**Description of the task**
Pictures in the data below are not part of the copy; transcribe everything else exactly.

**Data supplied**

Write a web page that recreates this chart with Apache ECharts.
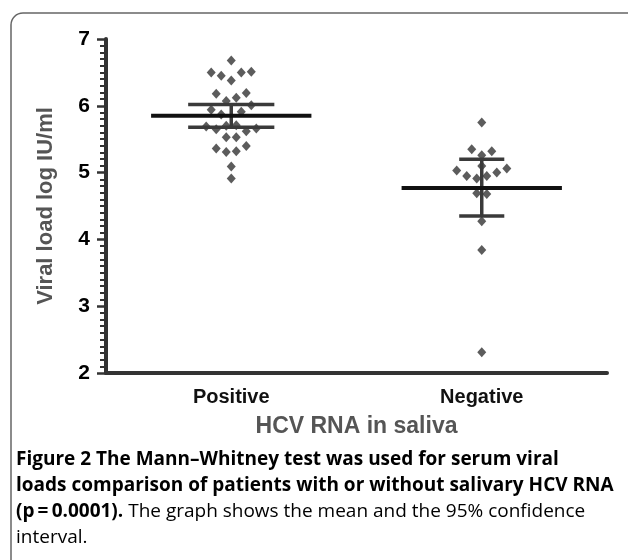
<!DOCTYPE html>
<html>
<head>
<meta charset="utf-8">
<script src="https://cdn.jsdelivr.net/npm/echarts@6/dist/echarts.min.js"></script>
<style>
  html, body { margin: 0; padding: 0; background: #fff; }
  #chart { width: 628px; height: 560px; }
</style>
</head>
<body>
<div id="chart"></div>
<script>
// 数据：值
var categories = ["Positive", "Negative"];

var positiveValues = [6.68, 6.50, 6.45, 6.38, 6.50, 6.51, 6.18, 6.12, 6.19, 6.07, 6.01, 5.94, 5.87, 5.91,
  5.69, 5.65, 5.70, 5.71, 5.62, 5.66, 5.53, 5.53, 5.36, 5.31, 5.32, 5.40, 5.09, 4.91];
// 点的横向排列槽位（Prism 式散点）
var positiveSlots = [0, -4, -2, 0, 2, 4, -3, 1, 3, -1, 4, -4, -2, 2,
  -5, -3, -1, 1, 3, 5, -1, 1, -3, -1, 1, 3, 0, 0];

var negativeValues = [5.75, 5.35, 5.32, 5.26, 5.10, 5.03, 4.95, 4.91, 4.95, 5.00, 5.06, 4.69, 4.68, 4.27, 3.84, 2.31];
var negativeSlots = [0, -2, 2, 0, 0, -5, -3, -1, 1, 3, 5, -1, 1, 0, 0, 0];

var means = [5.85, 4.77];
var ciLow = [5.68, 4.35];
var ciHigh = [6.02, 5.20];

var yTicks = [2, 3, 4, 5, 6, 7];

// 样式常量
var slotWidth = 0.02;
var meanHalf = 0.32;
var capHalf = [0.172, 0.09];

function scatterData(values, slots, pos) {
  return values.map(function (v, i) { return [pos + slots[i] * slotWidth, v]; });
}

var myChart = echarts.init(document.getElementById("chart"));

var option = {
  animation: false,
  backgroundColor: "#fff",
  grid: { left: 106, right: 21, top: 39, bottom: 187, containLabel: false },
  xAxis: [
    {
      type: "category",
      data: categories,
      boundaryGap: true,
      axisLine: { lineStyle: { color: "#333", width: 4 } },
      axisTick: { show: false },
      axisLabel: { fontFamily: "Liberation Sans", fontSize: 20, fontWeight: "bold", color: "#111", margin: 14 },
      name: "HCV RNA in saliva",
      nameLocation: "middle",
      nameGap: 42,
      nameTextStyle: { fontFamily: "Liberation Sans", fontSize: 23, fontWeight: "bold", color: "#555" },
    },
    { type: "value", min: 0.5, max: 2.5, show: false },
  ],
  yAxis: {
    type: "value",
    min: yTicks[0],
    max: yTicks[yTicks.length - 1],
    interval: 1,
    axisLine: { show: true, lineStyle: { color: "#333", width: 4 } },
    axisTick: { show: true, length: 9, lineStyle: { color: "#333", width: 2.5 } },
    minorTick: { show: true, splitNumber: 10, length: 6, lineStyle: { color: "#333", width: 2 } },
    splitLine: { show: false },
    axisLabel: { fontFamily: "Liberation Sans", fontSize: 21, fontWeight: "bold", color: "#000", margin: 16 },
    name: "Viral load log IU/ml",
    nameLocation: "middle",
    nameGap: 49,
    nameTextStyle: { fontFamily: "Liberation Sans", fontSize: 22, fontWeight: "bold", color: "#555" },
  },
  series: [
    {
      type: "scatter",
      xAxisIndex: 1,
      symbol: "diamond",
      symbolSize: [9, 10],
      itemStyle: { color: "#333" },
      data: scatterData(positiveValues, positiveSlots, 1),
    },
    {
      type: "scatter",
      xAxisIndex: 1,
      symbol: "diamond",
      symbolSize: [9, 10],
      itemStyle: { color: "#333" },
      data: scatterData(negativeValues, negativeSlots, 2),
    },
    {
      type: "custom",
      xAxisIndex: 1,
      z: 5,
      data: means.map(function (m, i) { return [i + 1, m, ciLow[i], ciHigh[i]]; }),
      renderItem: function (params, api) {
        var x = api.value(0), m = api.value(1), lo = api.value(2), hi = api.value(3);
        var c = capHalf[params.dataIndex];
        var ciStyle = { stroke: "#3a3a3a", lineWidth: 3.5 };
        var seg = function (a, b, style) {
          var p1 = api.coord(a), p2 = api.coord(b);
          return { type: "line", shape: { x1: p1[0], y1: p1[1], x2: p2[0], y2: p2[1] }, style: style };
        };
        return {
          type: "group",
          children: [
            seg([x, lo], [x, hi], ciStyle),
            seg([x - c, lo], [x + c, lo], ciStyle),
            seg([x - c, hi], [x + c, hi], ciStyle),
            seg([x - meanHalf, m], [x + meanHalf, m], { stroke: "#111", lineWidth: 4 }),
          ],
        };
      },
    },
  ],
  graphic: [
    {
      type: "rect",
      shape: { x: 11, y: 13, width: 660, height: 600, r: 12 },
      style: { fill: "none", stroke: "#666", lineWidth: 1.5 },
      silent: true,
    },
    {
      type: "text",
      left: 16,
      top: 450,
      style: {
        text: "{b|Figure 2 The Mann\u2013Whitney test was used for serum viral}\n" +
          "{b|loads comparison of patients with or without salivary HCV RNA}\n" +
          "{b|(p\u2009=\u20090.0001).}{n| The graph shows the mean and the 95% confidence}\n" +
          "{n|interval.}",
        rich: {
          b: { fontFamily: "Open Sans", fontSize: 19, fontWeight: "bold", color: "#333", lineHeight: 26 },
          n: { fontFamily: "Open Sans", fontSize: 19, color: "#555", lineHeight: 26 },
        },
      },
    },
  ],
};

myChart.setOption(option);
</script>
</body>
</html>
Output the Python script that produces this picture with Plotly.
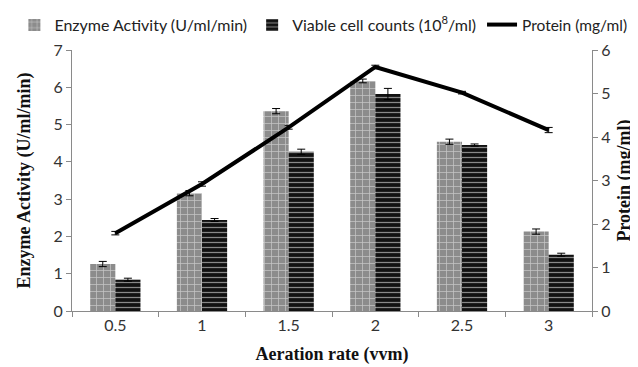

**Answer to this task**
Write a web page that recreates this chart with Apache ECharts.
<!DOCTYPE html>
<html>
<head>
<meta charset="utf-8">
<script src="https://cdn.jsdelivr.net/npm/echarts@6/dist/echarts.min.js"></script>
<style>
  html, body { margin: 0; padding: 0; background: #fff; }
  #chart { width: 628px; height: 560px; }
</style>
</head>
<body>
<div id="chart"></div>
<script>
// 数据：值
var categories = ["Positive", "Negative"];

var positiveValues = [6.68, 6.50, 6.45, 6.38, 6.50, 6.51, 6.18, 6.12, 6.19, 6.07, 6.01, 5.94, 5.87, 5.91,
  5.69, 5.65, 5.70, 5.71, 5.62, 5.66, 5.53, 5.53, 5.36, 5.31, 5.32, 5.40, 5.09, 4.91];
// 点的横向排列槽位（Prism 式散点）
var positiveSlots = [0, -4, -2, 0, 2, 4, -3, 1, 3, -1, 4, -4, -2, 2,
  -5, -3, -1, 1, 3, 5, -1, 1, -3, -1, 1, 3, 0, 0];

var negativeValues = [5.75, 5.35, 5.32, 5.26, 5.10, 5.03, 4.95, 4.91, 4.95, 5.00, 5.06, 4.69, 4.68, 4.27, 3.84, 2.31];
var negativeSlots = [0, -2, 2, 0, 0, -5, -3, -1, 1, 3, 5, -1, 1, 0, 0, 0];

var means = [5.85, 4.77];
var ciLow = [5.68, 4.35];
var ciHigh = [6.02, 5.20];

var yTicks = [2, 3, 4, 5, 6, 7];

// 样式常量
var slotWidth = 0.02;
var meanHalf = 0.32;
var capHalf = [0.172, 0.09];

function scatterData(values, slots, pos) {
  return values.map(function (v, i) { return [pos + slots[i] * slotWidth, v]; });
}

var myChart = echarts.init(document.getElementById("chart"));

var option = {
  animation: false,
  backgroundColor: "#fff",
  grid: { left: 106, right: 21, top: 39, bottom: 187, containLabel: false },
  xAxis: [
    {
      type: "category",
      data: categories,
      boundaryGap: true,
      axisLine: { lineStyle: { color: "#333", width: 4 } },
      axisTick: { show: false },
      axisLabel: { fontFamily: "Liberation Sans", fontSize: 20, fontWeight: "bold", color: "#111", margin: 14 },
      name: "HCV RNA in saliva",
      nameLocation: "middle",
      nameGap: 42,
      nameTextStyle: { fontFamily: "Liberation Sans", fontSize: 23, fontWeight: "bold", color: "#555" },
    },
    { type: "value", min: 0.5, max: 2.5, show: false },
  ],
  yAxis: {
    type: "value",
    min: yTicks[0],
    max: yTicks[yTicks.length - 1],
    interval: 1,
    axisLine: { show: true, lineStyle: { color: "#333", width: 4 } },
    axisTick: { show: true, length: 9, lineStyle: { color: "#333", width: 2.5 } },
    minorTick: { show: true, splitNumber: 10, length: 6, lineStyle: { color: "#333", width: 2 } },
    splitLine: { show: false },
    axisLabel: { fontFamily: "Liberation Sans", fontSize: 21, fontWeight: "bold", color: "#000", margin: 16 },
    name: "Viral load log IU/ml",
    nameLocation: "middle",
    nameGap: 49,
    nameTextStyle: { fontFamily: "Liberation Sans", fontSize: 22, fontWeight: "bold", color: "#555" },
  },
  series: [
    {
      type: "scatter",
      xAxisIndex: 1,
      symbol: "diamond",
      symbolSize: [9, 10],
      itemStyle: { color: "#333" },
      data: scatterData(positiveValues, positiveSlots, 1),
    },
    {
      type: "scatter",
      xAxisIndex: 1,
      symbol: "diamond",
      symbolSize: [9, 10],
      itemStyle: { color: "#333" },
      data: scatterData(negativeValues, negativeSlots, 2),
    },
    {
      type: "custom",
      xAxisIndex: 1,
      z: 5,
      data: means.map(function (m, i) { return [i + 1, m, ciLow[i], ciHigh[i]]; }),
      renderItem: function (params, api) {
        var x = api.value(0), m = api.value(1), lo = api.value(2), hi = api.value(3);
        var c = capHalf[params.dataIndex];
        var ciStyle = { stroke: "#3a3a3a", lineWidth: 3.5 };
        var seg = function (a, b, style) {
          var p1 = api.coord(a), p2 = api.coord(b);
          return { type: "line", shape: { x1: p1[0], y1: p1[1], x2: p2[0], y2: p2[1] }, style: style };
        };
        return {
          type: "group",
          children: [
            seg([x, lo], [x, hi], ciStyle),
            seg([x - c, lo], [x + c, lo], ciStyle),
            seg([x - c, hi], [x + c, hi], ciStyle),
            seg([x - meanHalf, m], [x + meanHalf, m], { stroke: "#111", lineWidth: 4 }),
          ],
        };
      },
    },
  ],
  graphic: [
    {
      type: "rect",
      shape: { x: 11, y: 13, width: 660, height: 600, r: 12 },
      style: { fill: "none", stroke: "#666", lineWidth: 1.5 },
      silent: true,
    },
    {
      type: "text",
      left: 16,
      top: 450,
      style: {
        text: "{b|Figure 2 The Mann\u2013Whitney test was used for serum viral}\n" +
          "{b|loads comparison of patients with or without salivary HCV RNA}\n" +
          "{b|(p\u2009=\u20090.0001).}{n| The graph shows the mean and the 95% confidence}\n" +
          "{n|interval.}",
        rich: {
          b: { fontFamily: "Open Sans", fontSize: 19, fontWeight: "bold", color: "#333", lineHeight: 26 },
          n: { fontFamily: "Open Sans", fontSize: 19, color: "#555", lineHeight: 26 },
        },
      },
    },
  ],
};

myChart.setOption(option);
</script>
</body>
</html>
Output the Python script that produces this picture with Plotly.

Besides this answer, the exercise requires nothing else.